It was the year Martin Luther King Jr. and Robert F. Kennedy were assassinated. It was the year the Mai Lai Massacre turned millions against the Vietnam War. It was the year segregationist George Wallace made a strong showing as Presidential candidate. It was the year that counterculture took its rancor to entirely new levels.
Turmoil defined the United States in 1968, but it was also a significant year in film.
For example, “Planet of the Apes" is a movie in which astronauts find themselves captive in a future dominated by intelligent apes. These men find themselves facing the consequences of humanity’s pension for war and destruction, and must contend with the racism and bigotry of the Apes. This film was made in a time marked by racial conflict and Cold War tension, and few films are so evocative and pessimistic in how they approach such issues.
Transcending contemporary events, however, Stanley Kubrick’s “2001: A Space Odyssey” is one of the films released in 1968 and remains a lasting cinematic icon of the era.
"2001: A Space Odyssey" is a film about evolution and man’s relationship to the universe. In four brilliant acts, it follows the efforts of extra-terrestrial life to nudge mankind forward.
The first act follows a tribe of hominids struggling to keep a rival tribe off their land, when a monolith, apparently placed by an ultra-advanced alien race, appears, inspiring them to use the bones of a dead animal to beat off the tribe.
The second act takes place in a future in which man has colonized the moon on which they find another such monolith intentionally buried there long before man roamed the Earth.
Astronauts are sent on a secret mission to Jupiter to seek out extraterrestrial life, and are aided by a sentient supercomputer named HAL, which manages their spacecraft.
Triggered likely by embarrassment at the prospect that he made an error, HAL attempts to take over the mission from the human astronauts, resulting in an ultimate showdown between humans and the tools they created.
It ends – spoiler alert – with the last surviving astronaut striving towards his evolutionary fairy godmothers on a red-carpet array of colorful cosmological phenomena. He finds himself aging to his death before becoming reborn as a uteral fetus hovering above earth – a new hope for mankind despite the tumult caused by man’s own devices.
This was unlike any science-fiction film ever made. With ground-breaking special effects and scientifically accurate depictions of space travel, the film looks ahead of its time for even today. But as its Homer-referencing title suggests, it takes science fiction to a deeper, ever more allegorical level.

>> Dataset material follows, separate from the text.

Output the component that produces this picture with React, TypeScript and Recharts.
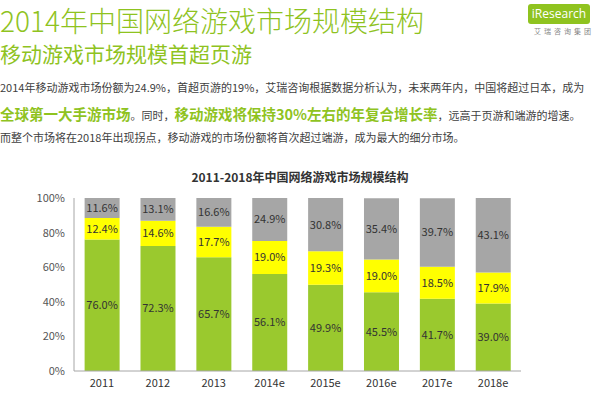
import React from 'react';
import { BarChart, Bar, XAxis, YAxis, LabelList } from 'recharts';

const years = ['2011', '2012', '2013', '2014e', '2015e', '2016e', '2017e', '2018e'];
// 端游 / 页游 / 移动游戏, share of market in %
const clientGame = [76.0, 72.3, 65.7, 56.1, 49.9, 45.5, 41.7, 39.0];
const webGame = [12.4, 14.6, 17.7, 19.0, 19.3, 19.0, 18.5, 17.9];
const mobileGame = [11.6, 13.1, 16.6, 24.9, 30.8, 35.4, 39.7, 43.1];
const yTicks = [0, 20, 40, 60, 80, 100];

const data = years.map((year, i) => ({
  year,
  client: clientGame[i],
  web: webGame[i],
  mobile: mobileGame[i]
}));

const FONT = '"Noto Sans CJK SC", "Noto Sans", sans-serif';
const GREEN = '#8fc31f';
const TEXT = '#404040';
const AXIS = '#a6a6a6';

const pct = (v: any) => `${Number(v).toFixed(1)}%`;

const line = (top: number, size: number): React.CSSProperties => ({
  position: 'absolute',
  left: 0,
  top: top - size / 2,
  height: size,
  lineHeight: `${size}px`,
  fontSize: size,
  whiteSpace: 'nowrap'
});

const hl: React.CSSProperties = { color: GREEN, fontWeight: 700, fontSize: 14.5 };

export default function App() {
  const labelStyle = { fill: '#333', fontSize: 11, fontFamily: FONT };
  return (
    <div
      style={{
        position: 'absolute',
        left: 0,
        top: 0,
        width: 600,
        height: 393,
        overflow: 'hidden',
        background: '#fff',
        fontFamily: FONT,
        color: TEXT
      }}
    >
      <div style={{ position: 'absolute', left: 0, top: 3, height: 34, lineHeight: '34px', fontSize: 28, whiteSpace: 'nowrap', color: GREEN, fontWeight: 300 }}>
        2014年中国网络游戏市场规模结构
      </div>
      <div style={{ ...line(53, 21), color: GREEN }}>移动游戏市场规模首超页游</div>

      <div style={{ position: 'absolute', left: 528, top: 4, width: 62, height: 20, background: GREEN, borderRadius: 3, color: '#fff', fontSize: 12, lineHeight: '20px', textAlign: 'center', fontFamily: '"Open Sans", sans-serif' }}>
        iResearch
      </div>
      <div style={{ position: 'absolute', left: 534, top: 27, fontSize: 7, lineHeight: '8px', color: '#888', letterSpacing: 3 }}>艾瑞咨询集团</div>

      <div style={{ ...line(87, 11) }}>
        2014年移动游戏市场份额为24.9%，首超页游的19%，艾瑞咨询根据数据分析认为，未来两年内，中国将超过日本，成为
      </div>
      <div style={{ ...line(113, 11) }}>
        <span style={hl}>全球第一大手游市场</span>。同时，<span style={hl}>移动游戏将保持30%左右的年复合增长率</span>，远高于页游和端游的增速。
      </div>
      <div style={{ ...line(137, 11) }}>
        而整个市场将在2018年出现拐点，移动游戏的市场份额将首次超过端游，成为最大的细分市场。
      </div>

      <div style={{ position: 'absolute', left: 0, width: 600, top: 170, textAlign: 'center', fontSize: 12, fontWeight: 700, color: '#333', lineHeight: '14px' }}>
        2011-2018年中国网络游戏市场规模结构
      </div>

      <div style={{ position: 'absolute', left: 0, top: 0 }}>
        <BarChart
          width={600}
          height={393}
          data={data}
          margin={{ top: 198, right: 79, bottom: 0, left: 34 }}
          barCategoryGap="19%"
        >
          <XAxis
            dataKey="year"
            height={22}
            axisLine={{ stroke: AXIS }}
            tickLine={false}
            tickSize={0}
            tickMargin={8}
            tick={{ fill: '#333', fontSize: 11, fontFamily: FONT }}
          />
          <XAxis xAxisId="top" dataKey="year" orientation="top" height={0} tick={false} tickLine={false} axisLine={{ stroke: AXIS }} />
          <YAxis
            width={40}
            type="number"
            domain={[0, 100]}
            ticks={yTicks}
            allowDataOverflow
            tickFormatter={(v: number) => `${v}%`}
            axisLine={{ stroke: AXIS }}
            tickLine={false}
            tickSize={0}
            tickMargin={9}
            tick={{ fill: '#555', fontSize: 11, fontFamily: FONT }}
          />
          <YAxis yAxisId="right" orientation="right" width={0} type="number" domain={[0, 100]} tick={false} tickLine={false} axisLine={{ stroke: AXIS }} />
          <Bar dataKey="client" stackId="s" fill="#9ac92e" isAnimationActive={false}>
            <LabelList dataKey="client" position="center" formatter={pct} style={labelStyle} />
          </Bar>
          <Bar dataKey="web" stackId="s" fill="#ffff00" isAnimationActive={false}>
            <LabelList dataKey="web" position="center" formatter={pct} style={labelStyle} />
          </Bar>
          <Bar dataKey="mobile" stackId="s" fill="#a6a6a6" isAnimationActive={false}>
            <LabelList dataKey="mobile" position="center" formatter={pct} style={labelStyle} />
          </Bar>
        </BarChart>
      </div>
    </div>
  );
}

The film was intended to be an audio-visual experience, and has very little dialogue. It is cerebral, striving to evoke the subconscious by having the music neither guide nor reflect the action. The score makes use of classical music to evoke certain emotions in each act.
Richard Strauss’ elative “Thus Spoke Zarathustra” is used in moments of triumph, when humans have reached another victory in their evolution, such as when the Apes discover the bone or when the fetus hovers above earth, Johann Strauss II’s playful “The Blue Danube” is deployed in moments of awe, and eerie and dissonant "Requiem" by Gorgy Ligeti is used to evoke the supernatural and the extra-terrestrial.
Stanley Kubrick, who directed, produced and co-wrote the film with science fiction writer Arthur C. Clarke, dared to defy narrative conventions and produce an ambiguous work conveying awe, hope, and terror. Who are the aliens? Why did HAL go bad? What does the ending mean?
Not everyone appreciated this aspect of the film in 1968, as people were used to science fictions flicks that honed in on conventions of cheesy dialogue and rampant violence. Over 250 audience members are said to have walked out of its New York premiere, including actor Rock Hudson, who asked, “Will someone tell me what the hell this is about?"
Clarke once said that "If you understand '2001' completely, we failed. We wanted to raise far more questions than we answered."
Indeed, many critics took it as a dystopian satire about man and the pitfalls of technology. However, audience members overwhelmingly saw it as a message of hope, rebirth and renewal.
But perhaps the most remarkable achievement of “2001: A Space Odyssey” is that while it was made in 1968, it contains a spark of genius applicable to many '1968s' yet to come.